Their study shows that while competent individuals will underestimate their ability, the majority increasingly overestimate their ability.

This is fed by ego and people’s ability to recognise ignorance in others, but failure to recognise one’s own. ‘Confirmation bias’, the ability to remember the things we got right and ignore the things we get wrong, also has a part to play in this.

The words used to describe this aren’t supposed to belittle. It is easy to be arrogant and condescending and think “we’re surrounded by fools!” but I think it is important to recognise that on any given topic we are all on the curve of unrecognised ignorance.

You may feel there is a particular topic about which you are an expert. However, to understand what the majority experience you need to think of other areas where in fact the extent of your knowledge barely stretches to the extent of your ignorance.

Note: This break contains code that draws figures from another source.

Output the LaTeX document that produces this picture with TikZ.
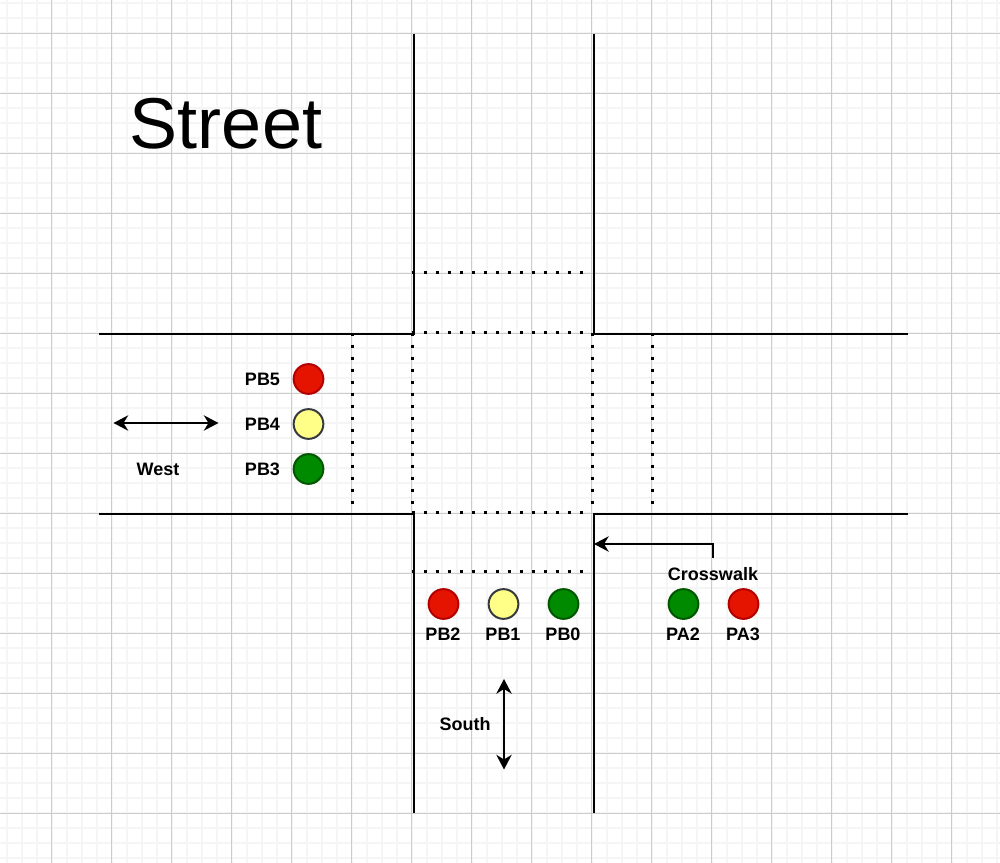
\documentclass[tikz,border=0pt]{standalone}
\usepackage{fontspec}
\setmainfont{Liberation Sans}
\usetikzlibrary{arrows.meta}
\definecolor{lampred}{HTML}{E51400}
\definecolor{lampredline}{HTML}{B20000}
\definecolor{lampyellow}{HTML}{FFFF88}
\definecolor{lampyellowline}{HTML}{36393D}
\definecolor{lampgreen}{HTML}{008A00}
\definecolor{lampgreenline}{HTML}{005700}
\tikzset{
  road/.style={draw=black, line width=1.5pt},
  crossing/.style={draw=black, line width=2.3pt, dash pattern=on 2.3pt off 6.7pt},
  minorgrid/.style={draw=black!4, line width=1.5pt},
  majorgrid/.style={draw=black!20, line width=0.75pt},
  arrow/.style={{Stealth[length=11pt,width=11.5pt,inset=3.5pt]}-{Stealth[length=11pt,width=11.5pt,inset=3.5pt]}, line width=1.5pt},
  onearrow/.style={-{Stealth[length=11pt,width=11.5pt,inset=3.5pt]}, line width=1.5pt},
  lamp/.style={circle, minimum size=22.3pt, inner sep=0pt, line width=1.5pt},
  redlamp/.style={lamp, draw=lampredline, fill=lampred},
  yellowlamp/.style={lamp, draw=lampyellowline, fill=lampyellow},
  greenlamp/.style={lamp, draw=lampgreenline, fill=lampgreen},
  pinlabel/.style={font=\bfseries\fontsize{13.5}{16}\selectfont, inner sep=0pt}
}
\begin{document}
\begin{tikzpicture}[x=0.75pt, y=-0.75pt]
\useasboundingbox[fill=white] (0,0) rectangle (1000,863);
% grid
\foreach \gx in {0,...,66} \draw[minorgrid] ({7+15*\gx},0) -- ({7+15*\gx},863);
\foreach \gy in {0,...,57} \draw[minorgrid] (0,{3+15*\gy}) -- (1000,{3+15*\gy});
\foreach \gx in {0,...,15} \draw[majorgrid] ({51.5+60*\gx},0) -- ({51.5+60*\gx},863);
\foreach \gy in {0,...,13} \draw[majorgrid] (0,{33.5+60*\gy}) -- (1000,{33.5+60*\gy});
% title
\node[font=\fontsize{54}{60}\selectfont, inner sep=0pt] (street) at (226,124) {Street};
% crossings
\draw[crossing] (411.5,272.5) -- (585,272.5);
\draw[crossing] (411.5,332.5) -- (585,332.5);
\draw[crossing] (411.5,512.5) -- (585,512.5);
\draw[crossing] (411.5,571.5) -- (585,571.5);
\draw[crossing] (352.5,332.5) -- (352.5,504);
\draw[crossing] (412.5,332.5) -- (412.5,504);
\draw[crossing] (592.5,332.5) -- (592.5,504);
\draw[crossing] (652.5,332.5) -- (652.5,504);
% roads
\draw[road] (413.5,34) -- (413.5,333.5) -- (99,333.5);
\draw[road] (593.5,34) -- (593.5,333.5) -- (908,333.5);
\draw[road] (99,513.5) -- (413.5,513.5) -- (413.5,813);
\draw[road] (908,513.5) -- (593.5,513.5) -- (593.5,813);
% west lamps
\node[redlamp] (pb5) at (308.5,379) {};
\node[yellowlamp] (pb4) at (308.5,424) {};
\node[greenlamp] (pb3) at (308.5,469) {};
\node[pinlabel] (pb5label) at (262.5,379) {PB5};
\node[pinlabel] (pb4label) at (262.5,424) {PB4};
\node[pinlabel] (pb3label) at (262.5,469) {PB3};
% south lamps
\node[redlamp] (pb2) at (443.5,604) {};
\node[yellowlamp] (pb1) at (503.5,604) {};
\node[greenlamp] (pb0) at (563.5,604) {};
\node[pinlabel] (pb2label) at (443,634) {PB2};
\node[pinlabel] (pb1label) at (503,634) {PB1};
\node[pinlabel] (pb0label) at (563,634) {PB0};
% walk lamps
\node[greenlamp] (pa2) at (683.5,604) {};
\node[redlamp] (pa3) at (743.5,604) {};
\node[pinlabel] (pa2label) at (683,634) {PA2};
\node[pinlabel] (pa3label) at (743,634) {PA3};
% directions
\node[pinlabel] (west) at (158,469) {West};
\node[pinlabel] (south) at (465,724) {South};
\coordinate (westa) at (113.5,423);
\coordinate (westb) at (218.5,423);
\coordinate (southa) at (504,679);
\coordinate (southb) at (504,769.5);
\draw[arrow] (westa) -- (westb);
\draw[arrow] (southa) -- (southb);
% crosswalk
\node[pinlabel, minimum height=24pt] (crosswalk) at (713,574) {Crosswalk};
\coordinate (walkend) at (594,544);
\draw[onearrow] (crosswalk.north) |- (walkend);
\end{tikzpicture}
\end{document}
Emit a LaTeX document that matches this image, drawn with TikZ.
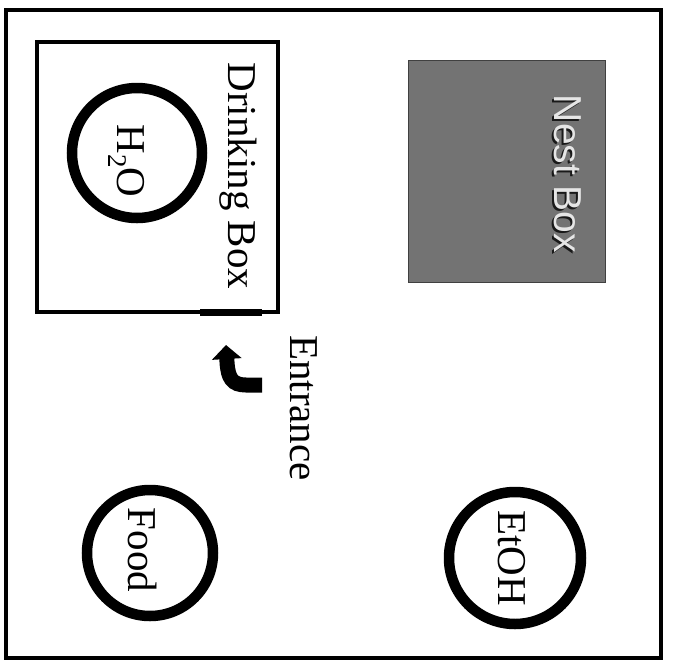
\documentclass[tikz,border=0pt]{standalone}
\usepackage{fontspec}
\setmainfont{Liberation Serif}
\newfontfamily\nestfont{Liberation Sans}
\usetikzlibrary{arrows.meta}
\tikzset{
  lbl/.style={rotate=-90, anchor=base, inner sep=0pt, font=\fontsize{41}{41}\selectfont},
  dish/.style={line width=10.5pt, draw=black},
  wall/.style={line width=4pt, draw=black},
}
\begin{document}
\begin{tikzpicture}[x=1pt, y=-1pt]
\useasboundingbox (0,0) rectangle (673,665);
% outer cage
\draw[wall] (6,10) rectangle (661,658);
% drinking box
\draw[line width=3.5pt] (37,42) rectangle (278,312);
\draw[line width=7pt] (200,312) -- (262,312);
% nest box
\fill[black!55] (408,60) rectangle (605,282);
\draw[line width=1pt, black!75] (408,60) rectangle (605,282);
% dishes
\draw[dish] (137,153) circle (65pt);
\draw[dish] (515,558) circle (66pt);
\draw[dish] (150,553) circle (63pt);
% labels
\node[lbl] (drink) at (228,176) {Drinking Box};
\node[lbl] (water) at (117,161) {H\raisebox{-9pt}{\fontsize{27}{27}\selectfont 2}O};
\node[lbl] (food) at (128,550) {Food};
\node[lbl] (etoh) at (498,558) {EtOH};
\node[lbl] (entr) at (290,408) {Entrance};
\node[lbl, font=\nestfont\fontsize{39}{39}\selectfont, text=black!90] (nestsh) at (552,176) {Nest Box};
\node[lbl, font=\nestfont\fontsize{39}{39}\selectfont, text=black!10] (nest) at (554,174) {Nest Box};
% entrance arrow
\coordinate (arrS) at (262,385);
\coordinate (arrT) at (226,345);
\draw[line width=15pt, -{Triangle[width=29pt,length=14pt]}] (arrS) -- (246,385) .. controls (232,385) and (228,378) .. (227,362) -- (arrT);
\end{tikzpicture}
\end{document}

One way to understand the impact of this is think of an area you excel at, and consider how much the average person knows about that area. They know very little and it is clear they know very little about how little they know. Now, consider you are as ignorant about every other area of knowledge that you are not expert.

If you can achieve that exercise then you will now have a large dose of humility about what you do and do not know. If you’re embarking on a mission to learn about finance (or my favourite topic, pensions) learn from Dunning and Kruger.

Learn to think critically, use logic and empiricism, and presume we don’t know everything. This way you’re more likely to make better choices.